In discussions about technology markets, the notion often prevails that a larger dataset is an insurmountable lead. As a result, notwithstanding that math tells us otherwise, many assume large tech firms will necessarily dominate over smaller entrants with less data.
This may be because, when it comes to tech, there has long been a sense that “this time it is different” — that ‘big data’-related services won’t perform as other statistical prediction models behave. However, there’s a growing body of empirical evidence that refutes this exception, and shows that there are observable diminishing returns to the size of the dataset in improving prediction.
Instead of beginning with tech companies’ data sets, however, let’s begin with a generally uncontested illustration of this statistical phenomenon: surveys of voting practices for an upcoming election.
As DisCo has previously reported, if one is to conduct a survey of voting preferences for an upcoming election, one needs to construct a large enough sample size to ensure accuracy. However, each additional survey participant does not increase the quality of the survey by the same amount as the one before her.
For example, if a pollster has 5 respondents, adding a 6th proves extremely valuable. If the pollster already has 100,000 respondents, then adding an additional one is almost insignificant. Therefore, a survey that has 100,000 respondents is not twice as accurate as a survey with 50,000 respondents. In fact, in both cases, the margin of error is less than 1%.
This mathematical reality leads to the conclusion that how one utilizes and parses data is much more important than the sheer volume of data used.
DOG DATASETS AND INTERNET SEARCH
Papers published by Hal Varian, the chief economist at Google, and Catherine Tucker, the Sloan Distinguished Professor of Management Science and Professor of Marketing at MIT Sloan, reinforce the universality of this principle, and particularly its applicability to machine learning.
One experiment that Varian notes in his paper, “Artificial Intelligence, Economics, and Industrial Organization,” tests how the accuracy of the Stanford dog breed classification would behave as the amount of data collected increased. The study found that, “as one would expect accuracy improves as the number of training images increases, but it does so at a decreasing rate” — meaning that greater quantities of data resulted in less improvement in the accuracy of dog classifications.
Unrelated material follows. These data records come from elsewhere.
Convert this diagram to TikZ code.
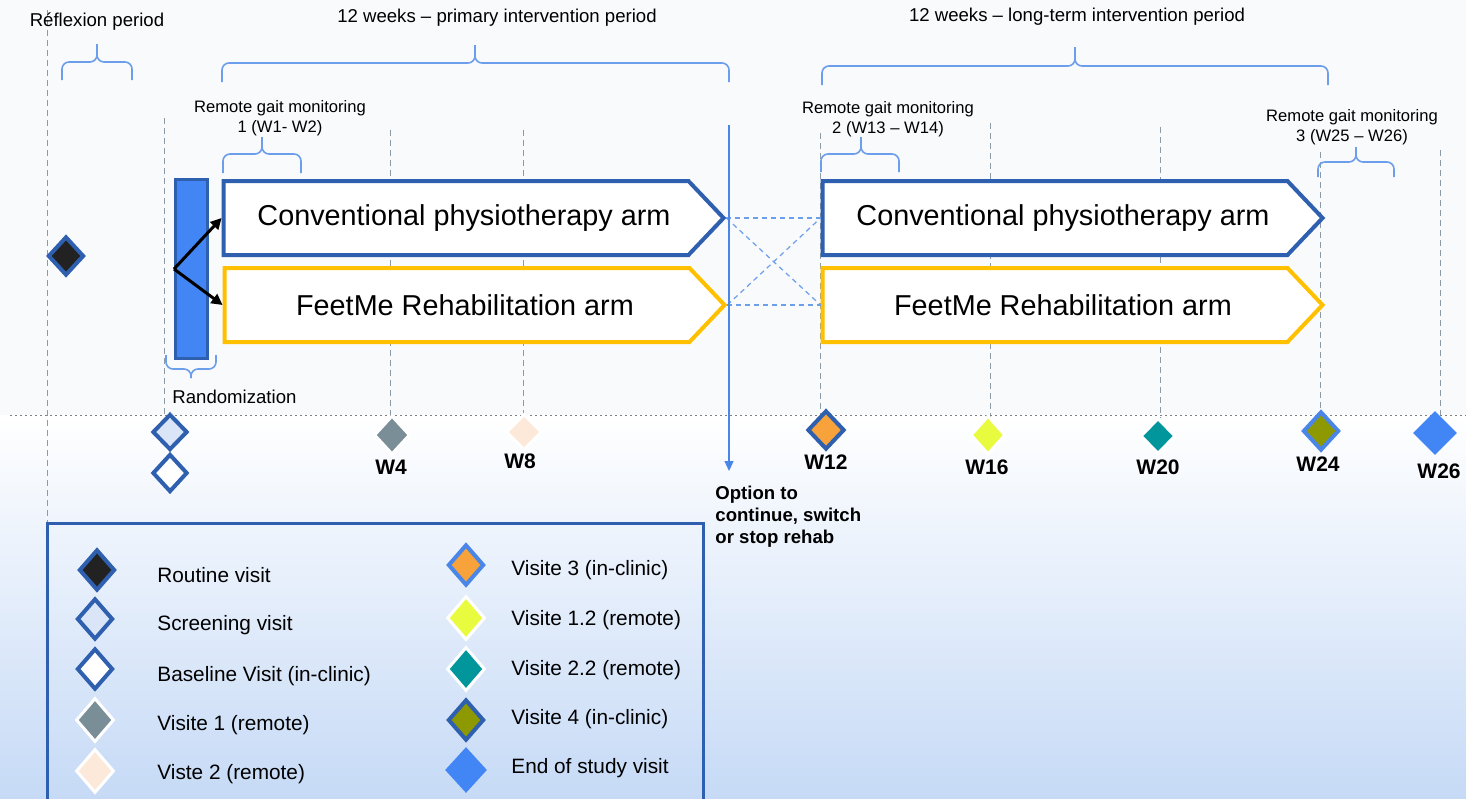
\documentclass[tikz,border=0pt]{standalone}
\usepackage{fontspec}
\setmainfont{Liberation Sans}
\usetikzlibrary{shapes.geometric,shapes.symbols,arrows.meta}

\definecolor{rimblue}{HTML}{2F5FAF}
\definecolor{lightrim}{HTML}{4A86E8}
\definecolor{armgold}{HTML}{FFC000}
\definecolor{braceblue}{HTML}{6D9EEB}
\definecolor{weekgray}{HTML}{8C9BA5}
\definecolor{barblue}{HTML}{4285F4}
\definecolor{routinefill}{HTML}{222222}
\definecolor{screenfill}{HTML}{DAE6F8}
\definecolor{remotegray}{HTML}{7A8E98}
\definecolor{remotepeach}{HTML}{FDE9D9}
\definecolor{clinicorange}{HTML}{F7A23A}
\definecolor{remotelime}{HTML}{E9FB3F}
\definecolor{remoteteal}{HTML}{00969C}
\definecolor{clinicolive}{HTML}{8E9900}
\definecolor{endblue}{HTML}{4285F4}
\definecolor{bgtop}{HTML}{F9FAFC}
\definecolor{bgbottom}{HTML}{C6DAF6}

% brace: left end, right end, tip x, end y, bar y, tip y
\newcommand{\timebrace}[6]{%
  \draw[periodbrace] (#1,#4) -- (#1,#5) -- (#3,#5) -- (#3,#6);
  \draw[periodbrace] (#2,#4) -- (#2,#5) -- (#3,#5) -- (#3,#6);}

\begin{document}
\begin{tikzpicture}[x=0.5pt,y=-0.5pt,
  visit/.style={diamond,inner sep=0pt,minimum width=18pt,minimum height=20.5pt},
  rimvisit/.style={visit,draw=rimblue,line width=2pt},
  softvisit/.style={visit,draw=white,line width=1.5pt},
  arm/.style={signal,signal to=east,signal pointer angle=93,fill=white,line width=2pt,inner sep=0pt,minimum width=250pt,minimum height=37pt,font=\fontsize{14.4}{17}\selectfont,execute at begin node={\hspace*{8pt}}},
  weekline/.style={weekgray,line width=0.5pt,dash pattern=on 3pt off 2pt},
  periodbrace/.style={braceblue,line width=0.8pt,rounded corners=3.5pt},
  swapline/.style={braceblue,line width=0.6pt,dash pattern=on 2.5pt off 2pt},
  toptext/.style={font=\fontsize{9.3}{11}\selectfont},
  gaittext/.style={font=\fontsize{8.3}{10}\selectfont,align=center},
  weektext/.style={font=\fontsize{10.5}{12}\selectfont\bfseries},
  legtext/.style={font=\fontsize{10.4}{12}\selectfont,anchor=west,inner sep=0pt}]
\useasboundingbox (0,0) rectangle (1466,798);
\fill[bgtop] (0,0) rectangle (1466,415);
\shade[top color=white,bottom color=bgbottom] (0,415) rectangle (1466,798);

% week grid
\draw[weekline] (47,10) -- (47,522);
\draw[weekline] (164,118) -- (164,415);
\draw[weekline] (390,130) -- (390,418);
\draw[weekline] (523,130) -- (523,418);
\draw[weekline] (820,133) -- (820,415);
\draw[weekline] (990,123) -- (990,418);
\draw[weekline] (1160,127) -- (1160,418);
\draw[weekline] (1320,152) -- (1320,415);
\draw[weekline] (1440,150) -- (1440,415);
\draw[gray,line width=0.5pt,dash pattern=on 1pt off 1.5pt] (10,415) -- (1466,415);

% periods
\node[toptext] (reflex) at (97,22) {R\'eflexion period};
\node[toptext] (primary) at (497,18) {12 weeks – primary intervention period};
\node[toptext] (longterm) at (1077,17) {12 weeks – long-term intervention period};
\timebrace{62}{132}{97}{80}{62}{44}
\timebrace{222}{729}{475}{82}{63}{45}
\timebrace{822}{1328}{1075}{85}{66}{47}

% remote gait monitoring
\node[gaittext] (gait1) at (280,118) {Remote gait monitoring\\1 (W1- W2)};
\node[gaittext] (gait2) at (888,119) {Remote gait monitoring\\2 (W13 – W14)};
\node[gaittext] (gait3) at (1352,127) {Remote gait monitoring\\3 (W25 – W26)};
\timebrace{223}{301}{262}{173}{154}{137}
\timebrace{821}{899}{861}{172}{154}{137}
\timebrace{1318}{1394}{1356}{177}{162}{147}

% arms
\node[arm,draw=rimblue] (conv1) at (456,218) {Conventional physiotherapy arm};
\node[arm,draw=armgold] (feet1) at (457,305) {FeetMe Rehabilitation arm};
\node[arm,draw=rimblue] (conv2) at (1055,218) {Conventional physiotherapy arm};
\node[arm,draw=armgold] (feet2) at (1055,305) {FeetMe Rehabilitation arm};
\draw[swapline] (conv1.east) -- (conv2.west);
\draw[swapline] (feet1.east) -- (feet2.west);
\draw[swapline] (conv1.east) -- (feet2.west);
\draw[swapline] (feet1.east) -- (conv2.west);

% randomization
\node[draw=rimblue,fill=barblue,line width=1.5pt,minimum width=16pt,minimum height=89.5pt,inner sep=0pt] (rand) at (191.5,269) {};
\draw[black,line width=1.5pt,-{Triangle[length=5.5pt,width=5.5pt]}] (rand.west) -- (conv1.west);
\draw[black,line width=1.5pt,-{Triangle[length=5.5pt,width=5.5pt]}] (rand.west) -- (feet1.west);
\timebrace{216}{166}{191}{355}{369}{378}
\node[toptext,anchor=west,inner sep=0pt] (randlabel) at (172,397) {Randomization};

% option to switch
\coordinate (optstart) at (729,125);
\coordinate (optend) at (729,471);
\draw[lightrim,line width=0.6pt,-{Triangle[length=5pt,width=4.5pt]}] (optstart) -- (optend);
\node[font=\fontsize{9.3}{11}\selectfont\bfseries,align=left,anchor=north west,inner sep=0pt] (option) at (715,486) {Option to\\continue, switch\\or stop rehab};

% visits on the timeline
\node[rimvisit,fill=routinefill,minimum width=18pt,minimum height=19.5pt] (routine) at (66,256) {};
\node[rimvisit,fill=screenfill,minimum width=17.5pt,minimum height=18pt] (screen) at (170,432) {};
\node[rimvisit,fill=white,minimum width=17.5pt,minimum height=19pt] (base) at (170,473) {};
\node[softvisit,fill=remotegray,minimum width=18pt,minimum height=19.5pt] (w4) at (392,435) {};
\node[softvisit,fill=remotepeach,minimum width=18pt,minimum height=18pt] (w8) at (524,432) {};
\node[rimvisit,fill=clinicorange,minimum width=18.5pt,minimum height=19.5pt] (w12) at (826,430) {};
\node[softvisit,fill=remotelime,minimum width=17.5pt,minimum height=19.5pt] (w16) at (988,435) {};
\node[softvisit,fill=remoteteal,minimum width=17.5pt,minimum height=18pt] (w20) at (1158,436) {};
\node[rimvisit,draw=lightrim,fill=clinicolive,minimum width=18pt,minimum height=19.5pt] (w24) at (1321,431) {};
\node[visit,fill=endblue,minimum width=22pt,minimum height=22pt] (w26) at (1435,433) {};
\node[weektext] (w4label) at (391,467) {W4};
\node[weektext] (w8label) at (520,461) {W8};
\node[weektext] (w12label) at (826,462) {W12};
\node[weektext] (w16label) at (987,467) {W16};
\node[weektext] (w20label) at (1158,467) {W20};
\node[weektext] (w24label) at (1318,464) {W24};
\node[weektext] (w26label) at (1439,471) {W26};

% legend
\draw[rimblue,line width=1.5pt] (47,523) rectangle (703,812);
\node[rimvisit,fill=routinefill] (legroutine) at (97,570) {};
\node[rimvisit,fill=screenfill] (legscreen) at (95,619) {};
\node[rimvisit,fill=white] (legbase) at (95,669) {};
\node[softvisit,fill=remotegray,minimum width=19pt,minimum height=22pt] (legv1) at (95,720) {};
\node[softvisit,fill=remotepeach,minimum width=19pt,minimum height=22pt] (legv2) at (95,771) {};
\node[legtext] (txroutine) at (157,575) {Routine visit};
\node[legtext] (txscreen) at (157,625) {Screening visit};
\node[legtext] (txbase) at (157,676) {Baseline Visit (in-clinic)};
\node[legtext] (txv1) at (157,725) {Visite 1 (remote)};
\node[legtext] (txv2) at (157,774) {Viste 2 (remote)};
\node[rimvisit,draw=lightrim,fill=clinicorange] (legv3) at (466,565) {};
\node[softvisit,fill=remotelime,minimum width=19pt,minimum height=22pt] (legv12) at (466,618) {};
\node[softvisit,fill=remoteteal,minimum width=19pt,minimum height=22pt] (legv22) at (466,669) {};
\node[rimvisit,fill=clinicolive] (legv4) at (466,720) {};
\node[visit,fill=endblue,minimum width=21pt,minimum height=23pt] (legend) at (466,770) {};
\node[legtext] (txv3) at (511,570) {Visite 3 (in-clinic)};
\node[legtext] (txv12) at (511,620) {Visite 1.2 (remote)};
\node[legtext] (txv22) at (511,670) {Visite 2.2 (remote)};
\node[legtext] (txv4) at (511,719) {Visite 4 (in-clinic)};
\node[legtext] (txend) at (511,768) {End of study visit};
\end{tikzpicture}
\end{document}
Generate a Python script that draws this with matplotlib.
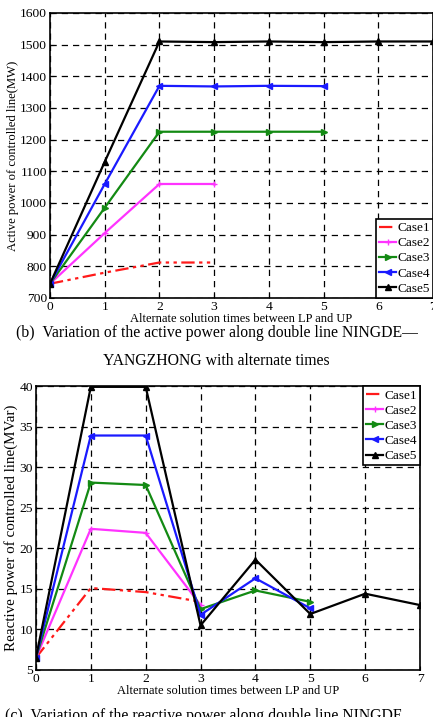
import matplotlib
matplotlib.use("Agg")
import matplotlib.pyplot as plt

plt.rcParams["font.family"] = ["Liberation Serif", "DejaVu Serif"]

# active power (MW), panel (b)
p_case1 = [745, 780, 812, 812]
p_case2 = [745, 905, 1060, 1060]
p_case3 = [745, 985, 1225, 1225, 1225, 1225]
p_case4 = [745, 1060, 1370, 1368, 1370, 1369]
p_case5 = [745, 1130, 1510, 1508, 1510, 1508, 1510, 1510]

# reactive power (MVar), panel (c)
q_case1 = [6.5, 15.1, 14.6, 13.4]
q_case2 = [6.5, 22.4, 21.9, 13.0]
q_case3 = [6.5, 28.1, 27.8, 12.5, 14.8, 13.4]
q_case4 = [6.5, 33.9, 33.9, 11.8, 16.3, 12.6]
q_case5 = [6.5, 39.9, 39.9, 10.5, 18.6, 11.9, 14.4, 13.0]

labels = ["Case1", "Case2", "Case3", "Case4", "Case5"]
styles = [
    dict(color="#ff1a1a", linestyle=(0, (6, 2, 1.5, 2, 1.5, 2)), marker=None),
    dict(color="#ff33ff", linestyle="-", marker="+", markersize=4),
    dict(color="#138a13", linestyle="-", marker=">", markersize=5),
    dict(color="#1a1aff", linestyle="-", marker="<", markersize=5),
    dict(color="black", linestyle="-", marker="^", markersize=5),
]

fig = plt.figure(figsize=(4.33, 7.17), dpi=100)


def draw(ax, series, ylim, yticks, ylabel, ylabel_size, legend_loc):
    for vals, lab, st in zip(series, labels, styles):
        ax.plot(range(len(vals)), vals, label=lab, linewidth=1.6, **st)
    ax.set_xlim(0, 7)
    ax.set_ylim(*ylim)
    ax.set_xticks(range(8))
    ax.set_yticks(yticks)
    ax.grid(True, color="black", linestyle=(0, (5, 4)), linewidth=0.9)
    ax.tick_params(direction="in", labelsize=9.7, pad=2, length=3)
    for s in ax.spines.values():
        s.set_linewidth(1.2)
    ax.set_xlabel("Alternate solution times between LP and UP", fontsize=9, labelpad=0)
    ax.set_ylabel(ylabel, fontsize=ylabel_size, labelpad=1)
    leg = ax.legend(loc=legend_loc, fontsize=9.5, handlelength=1.25, handletextpad=0.1,
                    labelspacing=0.22, borderpad=0.25, borderaxespad=0.0,
                    fancybox=False, framealpha=1)
    leg.get_frame().set_edgecolor("black")
    leg.get_frame().set_linewidth(1.2)


ax1 = fig.add_axes([0.1155, 0.5844, 0.8845, 0.3975])
draw(ax1, [p_case1, p_case2, p_case3, p_case4, p_case5], (700, 1600),
     range(700, 1601, 100), "Active power of controlled line(MW)", 9.1, "lower right")

fig.text(0.5, 0.536, "(b)  Variation of the active power along double line NINGDE\u2014",
         ha="center", va="center", fontsize=11.3)
fig.text(0.5, 0.497, "YANGZHONG with alternate times",
         ha="center", va="center", fontsize=11.3)

ax2 = fig.add_axes([0.083, 0.0656, 0.887, 0.396])
draw(ax2, [q_case1, q_case2, q_case3, q_case4, q_case5], (5, 40),
     range(5, 41, 5), "Reactive power of controlled line(MVar)", 10.8, "upper right")

fig.text(0.012, 0.002, "(c)  Variation of the reactive power along double line NINGDE",
         ha="left", va="center", fontsize=11.3)

fig.savefig("out.png", dpi=100)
Tucker conducted a similar experiment in which she investigated whether large amounts of data “confers a competitive advantage on firms that offer Internet search.” Tucker found scant evidence that “reducing the length of storage of past search engine searches affected the accuracy of search.” Thus, her results cast doubt on the assumption that possessing historical data does confer a significant competitive advantage.
Instead, Tucker argues that the tools used to analyze the data and “provide value to consumers” in unique ways confers a more “sustainable advantage.” Varian echoes this, stating that “…other factors such as improved algorithms, improved hardware, and improved expertise have been much more important than the number of observations in the training data.”
AMAZON’S PRODUCT FORECASTS
Amazon’s Chief Economist, Patrick Bajari, and his colleagues came to a similar conclusion in a recent paper examining the relationship between the quantity of data Amazon collects for retail forecasts and the accuracy of machine learning models.
Like Tucker and Varian, Bajari and his colleagues found that “as more and more data is available for a particular product, demand forecasts for that product improve over time, though with diminishing returns to scale.”
That is, the authors found that the accuracy of the machine learning models that forecast which products will be in demand by customers in the current week, and in the future, improved at a decreasing rate as the amount of data collected increased.
WHY PEOPLE STILL THINK MORE DATA ⇒ SUCCESS
But, in spite of this research, there remains a prevailing concern that the collection of large quantities of data (‘big data’), particularly user’s data, “leads to markets “tipping” to dominant online platforms and, as a result, whether online markets merit earlier and more aggressive antitrust intervention.”’
According to Andres Lerner, these concerns are predicated on the false assumption that there is strong feedback loop present — that in order to effectively compete in the digital marketplace online entities require a large user base to collect data from.
However, while these firms may have a larger user base, they tend to use only a small fraction of the data collected from them.
As Varian notes in his paper, firms build models based on small samples of data and typically do not use all the data they collect. Google’s samples, for example, use about 0.1% of the data collected. This is, in part, due to the fact that data has a short shelf life; information about customer preferences from a year ago is much less valuable than current datasets.
And, because data is more freely available now than ever before, smaller firms can get access to these timely datasets.
Not only are there are millions of public datasets available online, for free, firms can collect and analyze their own website data using data analytic tools, also available for free online. What’s more, cloud computing has significantly reduced the cost of collecting and analyzing this data.
Thus, Lerner concludes, “the conclusion that the benefits of user data lead to significant returns to scale and to the entrenchment of dominant online platforms is based on assumptions unsupported by real-world evidence.”
Rather, it is “engineering resources and technological investments and innovation” that provide a firm with a competitive advantage.